日本大百科全書(ニッポニカ) 「牛方山姥」の意味・わかりやすい解説
牛方山姥
うしかたやまうば
昔話。人を食う怪物を退治することを主題とする逃走譚(たん)の一つ。牛方(馬方)が牛(馬)に荷を積んで山を越えると、山姥が出てくる。荷を食い終わると牛(馬)まで食べる。牛方(馬方)は逃げ出し、一軒家に隠れる。そこは山姥の家で、帰ってきた山姥をだまして、風呂釜(がま)の中で焼き殺す。

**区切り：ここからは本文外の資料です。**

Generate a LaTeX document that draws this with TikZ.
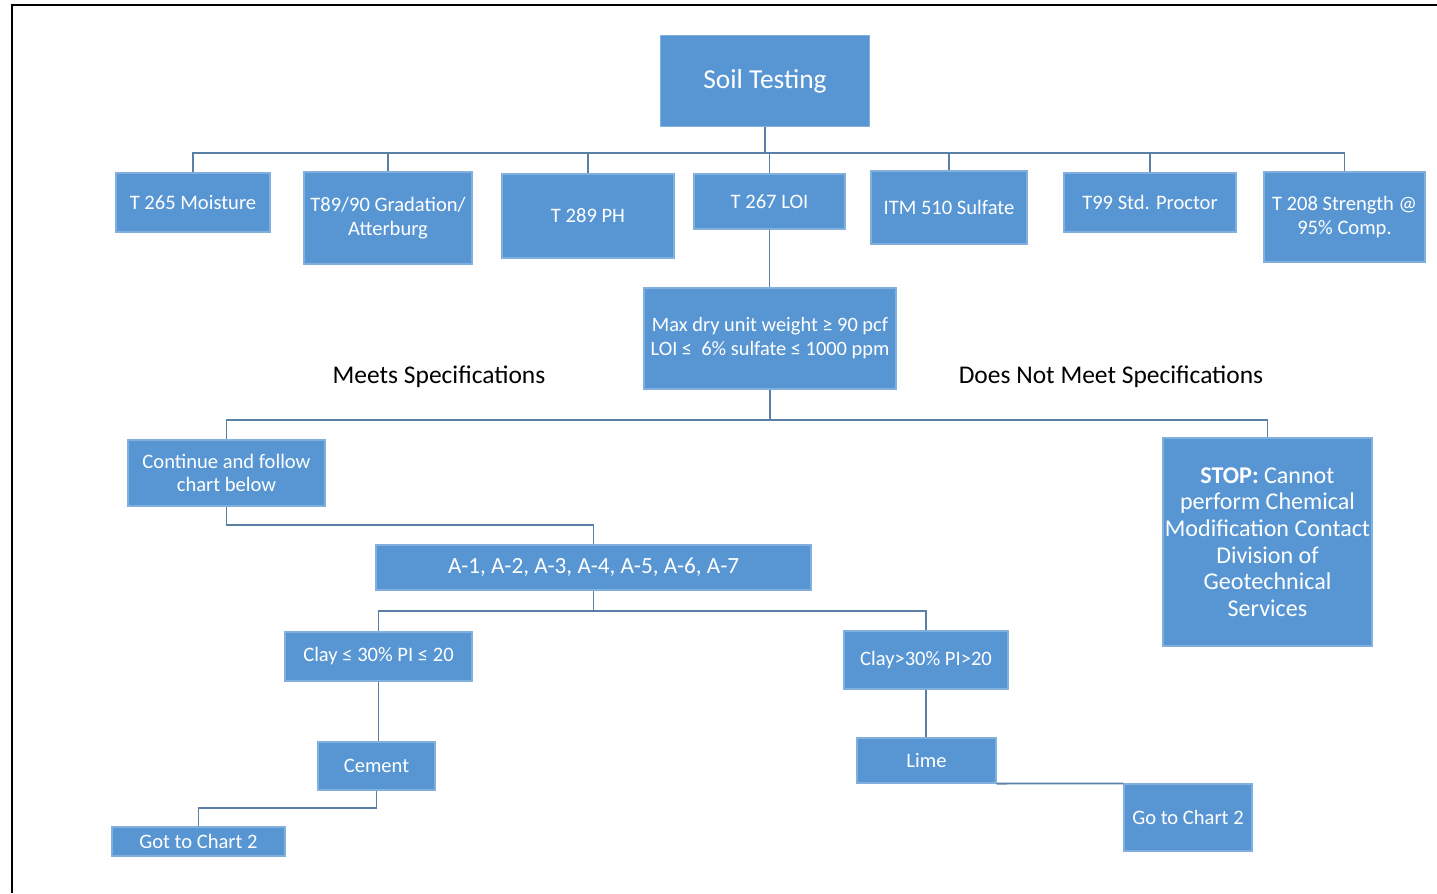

山姥は女の人食い鬼であるが、火打石を打つと、「かちかち鳥が鳴く」などといってだまされるあたり、かちかち山のタヌキなど愚かな、化けることのできる動物と同じである。
牛方、馬方といえば、ただの運送業者ではなく、むしろ行商人であった。この昔話も牛方、馬方が語り広めたものであろう。荷物も近世末期ごろまでの経済生活を反映して、魚類や塩が多いが、関東から九州まで広く大根売りの話も分布している。大根売りといえば冬の仕事で、この昔話の形成にそういう季節感がかかわっていたらしい。グリム兄弟の昔話集の「ヘンゼルとグレーテル」をはじめ、山姥が自分の家で焼き殺される話は、外国にも類例がきわめて多い。